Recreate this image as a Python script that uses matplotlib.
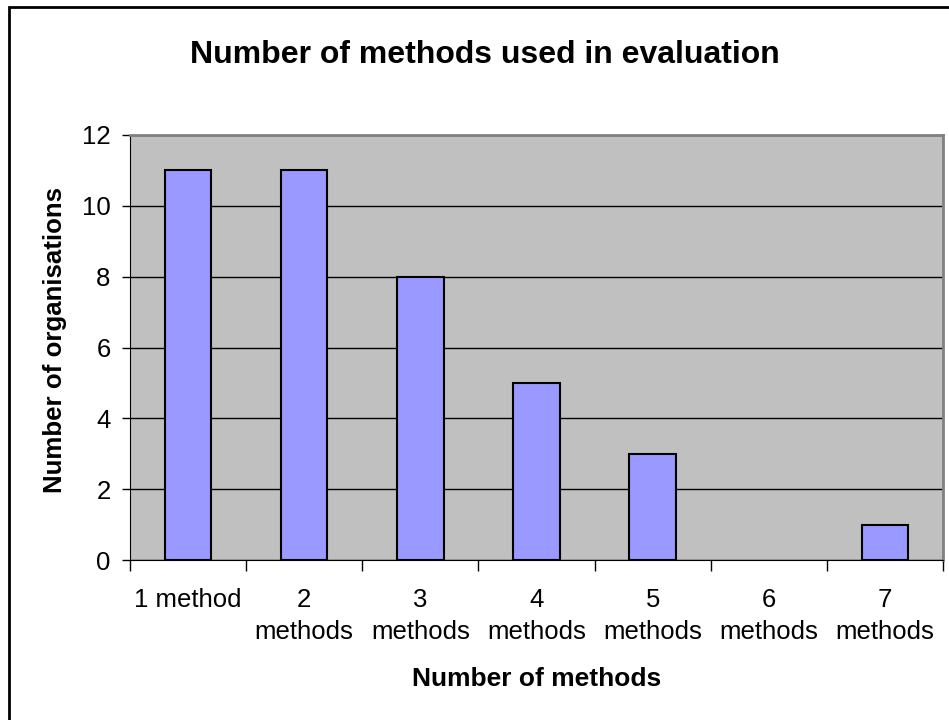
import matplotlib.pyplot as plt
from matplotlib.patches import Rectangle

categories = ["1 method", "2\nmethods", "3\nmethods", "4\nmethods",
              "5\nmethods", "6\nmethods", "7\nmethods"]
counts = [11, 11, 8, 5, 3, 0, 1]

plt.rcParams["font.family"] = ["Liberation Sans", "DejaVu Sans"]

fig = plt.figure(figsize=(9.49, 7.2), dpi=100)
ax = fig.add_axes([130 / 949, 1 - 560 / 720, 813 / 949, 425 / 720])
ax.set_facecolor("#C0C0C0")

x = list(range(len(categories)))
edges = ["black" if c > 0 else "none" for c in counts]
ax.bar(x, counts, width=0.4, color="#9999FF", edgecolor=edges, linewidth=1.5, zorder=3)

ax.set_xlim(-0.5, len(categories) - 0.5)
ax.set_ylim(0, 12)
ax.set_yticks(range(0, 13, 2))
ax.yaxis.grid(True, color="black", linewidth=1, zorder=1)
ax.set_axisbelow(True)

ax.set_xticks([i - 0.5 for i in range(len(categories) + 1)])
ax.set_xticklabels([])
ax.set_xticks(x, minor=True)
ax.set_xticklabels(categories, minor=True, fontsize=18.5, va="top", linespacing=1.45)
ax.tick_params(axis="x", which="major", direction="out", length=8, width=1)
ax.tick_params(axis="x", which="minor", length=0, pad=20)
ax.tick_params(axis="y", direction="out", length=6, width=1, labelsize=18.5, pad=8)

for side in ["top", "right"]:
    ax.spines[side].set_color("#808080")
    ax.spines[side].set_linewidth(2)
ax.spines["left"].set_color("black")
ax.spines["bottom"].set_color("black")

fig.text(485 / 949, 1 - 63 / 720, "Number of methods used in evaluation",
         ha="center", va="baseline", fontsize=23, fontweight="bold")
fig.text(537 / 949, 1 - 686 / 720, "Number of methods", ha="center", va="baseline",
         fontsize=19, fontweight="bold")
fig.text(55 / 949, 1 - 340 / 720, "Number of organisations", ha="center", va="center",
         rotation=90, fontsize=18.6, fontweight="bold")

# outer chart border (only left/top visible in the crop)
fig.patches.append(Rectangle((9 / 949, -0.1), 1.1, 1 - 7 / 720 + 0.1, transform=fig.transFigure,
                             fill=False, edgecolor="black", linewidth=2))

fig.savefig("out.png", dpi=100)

════════════════════

• [What you will do]:
Copy every line above word for word and exclude the pictures.

• [Result of the task]:
Recreate this image as a Python script that uses matplotlib.
import matplotlib.pyplot as plt
from matplotlib.patches import Rectangle

categories = ["1 method", "2\nmethods", "3\nmethods", "4\nmethods",
              "5\nmethods", "6\nmethods", "7\nmethods"]
counts = [11, 11, 8, 5, 3, 0, 1]

plt.rcParams["font.family"] = ["Liberation Sans", "DejaVu Sans"]

fig = plt.figure(figsize=(9.49, 7.2), dpi=100)
ax = fig.add_axes([130 / 949, 1 - 560 / 720, 813 / 949, 425 / 720])
ax.set_facecolor("#C0C0C0")

x = list(range(len(categories)))
edges = ["black" if c > 0 else "none" for c in counts]
ax.bar(x, counts, width=0.4, color="#9999FF", edgecolor=edges, linewidth=1.5, zorder=3)

ax.set_xlim(-0.5, len(categories) - 0.5)
ax.set_ylim(0, 12)
ax.set_yticks(range(0, 13, 2))
ax.yaxis.grid(True, color="black", linewidth=1, zorder=1)
ax.set_axisbelow(True)

ax.set_xticks([i - 0.5 for i in range(len(categories) + 1)])
ax.set_xticklabels([])
ax.set_xticks(x, minor=True)
ax.set_xticklabels(categories, minor=True, fontsize=18.5, va="top", linespacing=1.45)
ax.tick_params(axis="x", which="major", direction="out", length=8, width=1)
ax.tick_params(axis="x", which="minor", length=0, pad=20)
ax.tick_params(axis="y", direction="out", length=6, width=1, labelsize=18.5, pad=8)

for side in ["top", "right"]:
    ax.spines[side].set_color("#808080")
    ax.spines[side].set_linewidth(2)
ax.spines["left"].set_color("black")
ax.spines["bottom"].set_color("black")

fig.text(485 / 949, 1 - 63 / 720, "Number of methods used in evaluation",
         ha="center", va="baseline", fontsize=23, fontweight="bold")
fig.text(537 / 949, 1 - 686 / 720, "Number of methods", ha="center", va="baseline",
         fontsize=19, fontweight="bold")
fig.text(55 / 949, 1 - 340 / 720, "Number of organisations", ha="center", va="center",
         rotation=90, fontsize=18.6, fontweight="bold")

# outer chart border (only left/top visible in the crop)
fig.patches.append(Rectangle((9 / 949, -0.1), 1.1, 1 - 7 / 720 + 0.1, transform=fig.transFigure,
                             fill=False, edgecolor="black", linewidth=2))

fig.savefig("out.png", dpi=100)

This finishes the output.